** GIVEN EXERCISE **
Without the pictures, return all of the material exactly as written.

** SOURCE EXCERPT **
--- start ---

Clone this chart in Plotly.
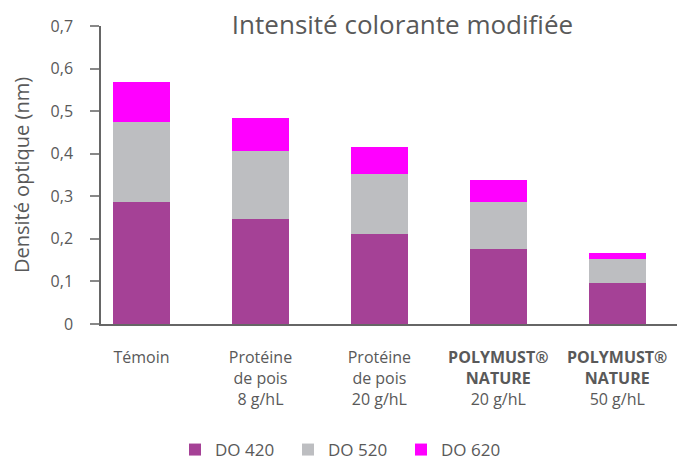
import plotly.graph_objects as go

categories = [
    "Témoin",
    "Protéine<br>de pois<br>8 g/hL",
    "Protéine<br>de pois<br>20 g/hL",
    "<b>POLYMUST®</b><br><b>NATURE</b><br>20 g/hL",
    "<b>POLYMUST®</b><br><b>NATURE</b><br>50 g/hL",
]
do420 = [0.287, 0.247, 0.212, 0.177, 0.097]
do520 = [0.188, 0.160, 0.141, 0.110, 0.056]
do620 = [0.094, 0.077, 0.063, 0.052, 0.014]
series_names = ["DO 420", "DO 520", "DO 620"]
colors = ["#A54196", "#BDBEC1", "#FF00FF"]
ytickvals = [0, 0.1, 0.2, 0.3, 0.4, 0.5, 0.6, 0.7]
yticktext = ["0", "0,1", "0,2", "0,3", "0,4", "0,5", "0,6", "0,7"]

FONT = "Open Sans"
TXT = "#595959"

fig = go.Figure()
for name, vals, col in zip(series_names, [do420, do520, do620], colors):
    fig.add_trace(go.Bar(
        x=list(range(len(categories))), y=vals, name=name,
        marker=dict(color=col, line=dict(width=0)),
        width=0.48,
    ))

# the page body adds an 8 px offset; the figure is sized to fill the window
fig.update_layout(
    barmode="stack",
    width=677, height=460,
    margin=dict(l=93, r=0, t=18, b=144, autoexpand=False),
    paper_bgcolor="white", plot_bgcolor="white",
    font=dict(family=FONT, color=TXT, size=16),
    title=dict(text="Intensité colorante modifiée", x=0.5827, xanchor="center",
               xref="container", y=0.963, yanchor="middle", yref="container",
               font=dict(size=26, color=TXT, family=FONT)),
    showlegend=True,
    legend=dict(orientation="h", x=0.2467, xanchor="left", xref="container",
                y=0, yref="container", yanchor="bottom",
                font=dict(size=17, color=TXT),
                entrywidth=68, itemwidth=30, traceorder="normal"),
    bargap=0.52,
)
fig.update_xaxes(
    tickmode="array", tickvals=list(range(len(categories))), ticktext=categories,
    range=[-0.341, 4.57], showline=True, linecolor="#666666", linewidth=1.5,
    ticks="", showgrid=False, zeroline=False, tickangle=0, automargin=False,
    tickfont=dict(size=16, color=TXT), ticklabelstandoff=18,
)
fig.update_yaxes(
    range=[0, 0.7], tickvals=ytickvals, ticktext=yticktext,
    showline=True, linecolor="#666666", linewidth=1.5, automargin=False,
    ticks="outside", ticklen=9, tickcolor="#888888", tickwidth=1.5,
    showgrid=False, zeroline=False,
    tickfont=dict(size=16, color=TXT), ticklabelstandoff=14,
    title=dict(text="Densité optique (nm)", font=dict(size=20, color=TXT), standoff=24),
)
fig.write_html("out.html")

--- end ---

** OUTPUT OF THE TASK **
Clone this chart in Plotly.
import plotly.graph_objects as go

categories = [
    "Témoin",
    "Protéine<br>de pois<br>8 g/hL",
    "Protéine<br>de pois<br>20 g/hL",
    "<b>POLYMUST®</b><br><b>NATURE</b><br>20 g/hL",
    "<b>POLYMUST®</b><br><b>NATURE</b><br>50 g/hL",
]
do420 = [0.287, 0.247, 0.212, 0.177, 0.097]
do520 = [0.188, 0.160, 0.141, 0.110, 0.056]
do620 = [0.094, 0.077, 0.063, 0.052, 0.014]
series_names = ["DO 420", "DO 520", "DO 620"]
colors = ["#A54196", "#BDBEC1", "#FF00FF"]
ytickvals = [0, 0.1, 0.2, 0.3, 0.4, 0.5, 0.6, 0.7]
yticktext = ["0", "0,1", "0,2", "0,3", "0,4", "0,5", "0,6", "0,7"]

FONT = "Open Sans"
TXT = "#595959"

fig = go.Figure()
for name, vals, col in zip(series_names, [do420, do520, do620], colors):
    fig.add_trace(go.Bar(
        x=list(range(len(categories))), y=vals, name=name,
        marker=dict(color=col, line=dict(width=0)),
        width=0.48,
    ))

# the page body adds an 8 px offset; the figure is sized to fill the window
fig.update_layout(
    barmode="stack",
    width=677, height=460,
    margin=dict(l=93, r=0, t=18, b=144, autoexpand=False),
    paper_bgcolor="white", plot_bgcolor="white",
    font=dict(family=FONT, color=TXT, size=16),
    title=dict(text="Intensité colorante modifiée", x=0.5827, xanchor="center",
               xref="container", y=0.963, yanchor="middle", yref="container",
               font=dict(size=26, color=TXT, family=FONT)),
    showlegend=True,
    legend=dict(orientation="h", x=0.2467, xanchor="left", xref="container",
                y=0, yref="container", yanchor="bottom",
                font=dict(size=17, color=TXT),
                entrywidth=68, itemwidth=30, traceorder="normal"),
    bargap=0.52,
)
fig.update_xaxes(
    tickmode="array", tickvals=list(range(len(categories))), ticktext=categories,
    range=[-0.341, 4.57], showline=True, linecolor="#666666", linewidth=1.5,
    ticks="", showgrid=False, zeroline=False, tickangle=0, automargin=False,
    tickfont=dict(size=16, color=TXT), ticklabelstandoff=18,
)
fig.update_yaxes(
    range=[0, 0.7], tickvals=ytickvals, ticktext=yticktext,
    showline=True, linecolor="#666666", linewidth=1.5, automargin=False,
    ticks="outside", ticklen=9, tickcolor="#888888", tickwidth=1.5,
    showgrid=False, zeroline=False,
    tickfont=dict(size=16, color=TXT), ticklabelstandoff=14,
    title=dict(text="Densité optique (nm)", font=dict(size=20, color=TXT), standoff=24),
)
fig.write_html("out.html")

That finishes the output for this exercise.